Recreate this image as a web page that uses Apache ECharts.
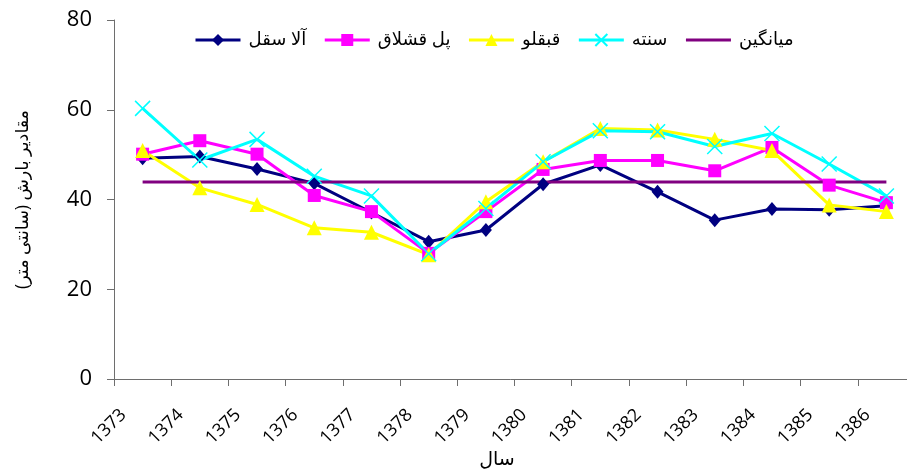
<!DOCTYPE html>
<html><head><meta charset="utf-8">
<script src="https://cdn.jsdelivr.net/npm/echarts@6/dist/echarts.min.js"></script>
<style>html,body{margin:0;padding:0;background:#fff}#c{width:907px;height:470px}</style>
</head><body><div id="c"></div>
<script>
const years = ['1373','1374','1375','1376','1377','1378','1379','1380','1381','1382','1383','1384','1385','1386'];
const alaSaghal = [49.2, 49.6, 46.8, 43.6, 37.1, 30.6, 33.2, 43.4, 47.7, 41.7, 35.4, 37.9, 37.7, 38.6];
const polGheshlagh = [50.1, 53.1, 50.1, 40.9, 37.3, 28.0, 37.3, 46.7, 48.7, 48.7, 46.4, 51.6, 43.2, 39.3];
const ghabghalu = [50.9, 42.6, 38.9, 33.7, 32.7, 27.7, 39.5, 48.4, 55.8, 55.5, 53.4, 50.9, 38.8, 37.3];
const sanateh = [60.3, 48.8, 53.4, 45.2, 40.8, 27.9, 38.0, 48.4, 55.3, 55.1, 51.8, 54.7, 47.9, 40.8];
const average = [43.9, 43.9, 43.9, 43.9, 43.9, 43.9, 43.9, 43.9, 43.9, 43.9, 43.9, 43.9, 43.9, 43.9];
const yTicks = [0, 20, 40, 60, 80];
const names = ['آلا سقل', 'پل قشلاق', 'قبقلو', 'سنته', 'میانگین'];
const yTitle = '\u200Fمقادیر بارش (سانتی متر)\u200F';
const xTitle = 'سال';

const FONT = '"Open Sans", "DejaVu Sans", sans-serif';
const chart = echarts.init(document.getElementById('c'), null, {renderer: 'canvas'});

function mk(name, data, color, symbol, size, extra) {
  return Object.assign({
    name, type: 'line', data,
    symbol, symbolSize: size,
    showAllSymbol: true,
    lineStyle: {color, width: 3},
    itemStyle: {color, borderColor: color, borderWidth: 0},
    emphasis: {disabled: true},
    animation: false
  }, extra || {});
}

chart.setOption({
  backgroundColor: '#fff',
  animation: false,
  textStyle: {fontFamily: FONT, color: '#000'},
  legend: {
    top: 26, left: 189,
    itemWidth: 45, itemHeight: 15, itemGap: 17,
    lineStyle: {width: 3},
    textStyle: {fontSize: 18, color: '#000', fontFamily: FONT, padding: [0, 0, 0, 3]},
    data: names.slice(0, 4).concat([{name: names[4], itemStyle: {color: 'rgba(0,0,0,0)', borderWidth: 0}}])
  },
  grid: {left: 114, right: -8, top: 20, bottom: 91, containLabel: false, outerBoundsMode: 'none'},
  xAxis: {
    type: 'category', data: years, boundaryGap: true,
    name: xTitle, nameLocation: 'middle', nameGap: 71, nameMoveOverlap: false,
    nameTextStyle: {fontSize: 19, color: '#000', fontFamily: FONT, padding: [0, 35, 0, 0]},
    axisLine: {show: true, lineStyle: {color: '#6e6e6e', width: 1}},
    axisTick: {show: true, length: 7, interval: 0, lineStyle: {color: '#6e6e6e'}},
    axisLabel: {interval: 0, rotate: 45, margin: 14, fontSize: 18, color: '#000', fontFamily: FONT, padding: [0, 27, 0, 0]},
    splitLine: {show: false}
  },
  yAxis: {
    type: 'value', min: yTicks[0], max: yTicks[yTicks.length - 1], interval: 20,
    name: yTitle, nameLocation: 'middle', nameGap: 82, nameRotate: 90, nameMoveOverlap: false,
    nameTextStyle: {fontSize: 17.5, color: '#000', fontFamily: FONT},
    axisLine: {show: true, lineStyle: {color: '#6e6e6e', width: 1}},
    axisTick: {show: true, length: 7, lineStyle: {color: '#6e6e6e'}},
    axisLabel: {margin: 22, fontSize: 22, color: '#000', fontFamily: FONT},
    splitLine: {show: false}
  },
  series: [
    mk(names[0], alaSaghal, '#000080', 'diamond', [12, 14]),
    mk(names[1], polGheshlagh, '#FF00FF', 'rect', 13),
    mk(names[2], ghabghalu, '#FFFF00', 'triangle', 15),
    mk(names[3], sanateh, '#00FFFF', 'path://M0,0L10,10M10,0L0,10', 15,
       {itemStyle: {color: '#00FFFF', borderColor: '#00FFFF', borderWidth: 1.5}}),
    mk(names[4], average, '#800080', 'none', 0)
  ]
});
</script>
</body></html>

Exercise details: Write out the material above again, word for word, minus its pictures.

Full answer:
Recreate this image as a web page that uses Apache ECharts.
<!DOCTYPE html>
<html><head><meta charset="utf-8">
<script src="https://cdn.jsdelivr.net/npm/echarts@6/dist/echarts.min.js"></script>
<style>html,body{margin:0;padding:0;background:#fff}#c{width:907px;height:470px}</style>
</head><body><div id="c"></div>
<script>
const years = ['1373','1374','1375','1376','1377','1378','1379','1380','1381','1382','1383','1384','1385','1386'];
const alaSaghal = [49.2, 49.6, 46.8, 43.6, 37.1, 30.6, 33.2, 43.4, 47.7, 41.7, 35.4, 37.9, 37.7, 38.6];
const polGheshlagh = [50.1, 53.1, 50.1, 40.9, 37.3, 28.0, 37.3, 46.7, 48.7, 48.7, 46.4, 51.6, 43.2, 39.3];
const ghabghalu = [50.9, 42.6, 38.9, 33.7, 32.7, 27.7, 39.5, 48.4, 55.8, 55.5, 53.4, 50.9, 38.8, 37.3];
const sanateh = [60.3, 48.8, 53.4, 45.2, 40.8, 27.9, 38.0, 48.4, 55.3, 55.1, 51.8, 54.7, 47.9, 40.8];
const average = [43.9, 43.9, 43.9, 43.9, 43.9, 43.9, 43.9, 43.9, 43.9, 43.9, 43.9, 43.9, 43.9, 43.9];
const yTicks = [0, 20, 40, 60, 80];
const names = ['آلا سقل', 'پل قشلاق', 'قبقلو', 'سنته', 'میانگین'];
const yTitle = '\u200Fمقادیر بارش (سانتی متر)\u200F';
const xTitle = 'سال';

const FONT = '"Open Sans", "DejaVu Sans", sans-serif';
const chart = echarts.init(document.getElementById('c'), null, {renderer: 'canvas'});

function mk(name, data, color, symbol, size, extra) {
  return Object.assign({
    name, type: 'line', data,
    symbol, symbolSize: size,
    showAllSymbol: true,
    lineStyle: {color, width: 3},
    itemStyle: {color, borderColor: color, borderWidth: 0},
    emphasis: {disabled: true},
    animation: false
  }, extra || {});
}

chart.setOption({
  backgroundColor: '#fff',
  animation: false,
  textStyle: {fontFamily: FONT, color: '#000'},
  legend: {
    top: 26, left: 189,
    itemWidth: 45, itemHeight: 15, itemGap: 17,
    lineStyle: {width: 3},
    textStyle: {fontSize: 18, color: '#000', fontFamily: FONT, padding: [0, 0, 0, 3]},
    data: names.slice(0, 4).concat([{name: names[4], itemStyle: {color: 'rgba(0,0,0,0)', borderWidth: 0}}])
  },
  grid: {left: 114, right: -8, top: 20, bottom: 91, containLabel: false, outerBoundsMode: 'none'},
  xAxis: {
    type: 'category', data: years, boundaryGap: true,
    name: xTitle, nameLocation: 'middle', nameGap: 71, nameMoveOverlap: false,
    nameTextStyle: {fontSize: 19, color: '#000', fontFamily: FONT, padding: [0, 35, 0, 0]},
    axisLine: {show: true, lineStyle: {color: '#6e6e6e', width: 1}},
    axisTick: {show: true, length: 7, interval: 0, lineStyle: {color: '#6e6e6e'}},
    axisLabel: {interval: 0, rotate: 45, margin: 14, fontSize: 18, color: '#000', fontFamily: FONT, padding: [0, 27, 0, 0]},
    splitLine: {show: false}
  },
  yAxis: {
    type: 'value', min: yTicks[0], max: yTicks[yTicks.length - 1], interval: 20,
    name: yTitle, nameLocation: 'middle', nameGap: 82, nameRotate: 90, nameMoveOverlap: false,
    nameTextStyle: {fontSize: 17.5, color: '#000', fontFamily: FONT},
    axisLine: {show: true, lineStyle: {color: '#6e6e6e', width: 1}},
    axisTick: {show: true, length: 7, lineStyle: {color: '#6e6e6e'}},
    axisLabel: {margin: 22, fontSize: 22, color: '#000', fontFamily: FONT},
    splitLine: {show: false}
  },
  series: [
    mk(names[0], alaSaghal, '#000080', 'diamond', [12, 14]),
    mk(names[1], polGheshlagh, '#FF00FF', 'rect', 13),
    mk(names[2], ghabghalu, '#FFFF00', 'triangle', 15),
    mk(names[3], sanateh, '#00FFFF', 'path://M0,0L10,10M10,0L0,10', 15,
       {itemStyle: {color: '#00FFFF', borderColor: '#00FFFF', borderWidth: 1.5}}),
    mk(names[4], average, '#800080', 'none', 0)
  ]
});
</script>
</body></html>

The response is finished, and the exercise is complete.